# Hyatt exchange into Interval for Disney



## swbyps (Feb 8, 2010)

I currently own a two bedroom 1400 point week in Hyatt.  I'm looking into exchanging the points into Interval or Hyatt Gold Passport to use for a summer (June/July) trip to Disney in Orlando.

Does anyone have any recommendations on the best way to do this?  I'm somewhat new to Hyatt and have only used the standard Hyatt resorts so far and have never needed to move my points to something else.  Any info and/or experiences would be appreciated.  Thanks


----------



## DeniseM (Feb 8, 2010)

DVC isn't with Interval - they are with RCI.


----------



## swbyps (Feb 8, 2010)

I'm not really interested specifically in Disney Vacation Club, I'm just wanting to plan a trip to Disney in Orlando.  So the resort could be anything that I could get by exchanging my Hyatt points to Interval or Gold Passport.


----------



## Denise L (Feb 8, 2010)

I have not exchanged my Hyatt points via II before, but I would think that the Hyatt agents should be able to help you with all of that.  Hyatt has typically had very high trade power, so you should be fine finding a place in Orlando.  The earlier you put your request in, the better.  

There are probably a lot of II Orlando resorts, have you checked out the II resort directory to narrow down your choices?  Do you need a two bedroom or a one bedroom?  What are the exact week(s) that you are looking for?  Someone with a II trader could check current availability.  Sheraton Vistana Villages usually has inventory, and maybe some of the Marriotts?  It does depend on which summer week you are looking for.

Another option would be to find an owner at a resort that you want to stay at, and arrange for a private exchange.  Harder to do, I know, but if you had a specific resort in mind that only traded via RCI (Disney or Hilton, for example), then that would be a way to get into such a resort.

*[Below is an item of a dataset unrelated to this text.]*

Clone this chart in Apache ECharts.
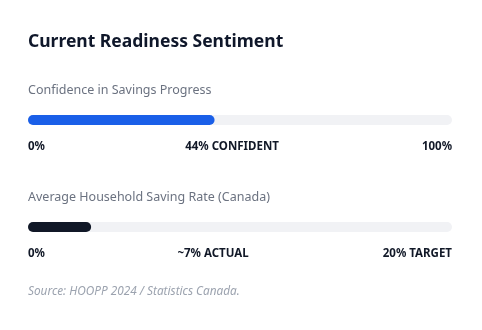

A third option is to simply rent your resort/week out, and use the proceeds to rent the week/resort of your choice in Orlando.


----------



## D2-S3 (Feb 10, 2010)

*Hyatt into Orlando*

I own a Hyatt and get a lot of value trading it into II.  I have found I can pull most Marriott properties with it, though not HI.  There are a lot of Marriott properties in Orlando, and I am sure you would have a good chance of getting one if you are a little flexible.  My experience (quite limited compared to some here) has been that I have been disappointed when I trade into units that are not part of other hotel based timeshares (ie Marriott, Hyatt, Starwood), though I am sure that if you do your homework there are other properties outside of those affiliations that are very nice.


----------



## suesam (Feb 10, 2010)

I just call 1800GoHyatt and talk to a representative when I am not sure what I am doing. Most are pretty good at giving advice and can tell you what is available. We have traded our Hyatt for a really nice Marriott in the past in Orlando and loved it. You might also want to look at Interval International  Getaways to see if anything is available??

Sue


----------



## swbyps (Feb 11, 2010)

I never thought of renting my week out.  How do you go about doing that?  What sites have you listed that on before?


----------



## Rae (Feb 22, 2010)

We got Sheraton Vistana Resort in Orlando last fall through Interval and we LOVED it. The resort is coming to an end of renovation. We had a newly refurbished unit, 2BR, five minutes from Disney. But we didn't trade ... if you can go through Interval, check out their Getaways. We got the Sheraton for just $500 for the entire week. It didn't make sense to trade for something we'd pay just $500 for. (Keep in mind, that was for a low demand week in November. July might be more for a Getaway.)


----------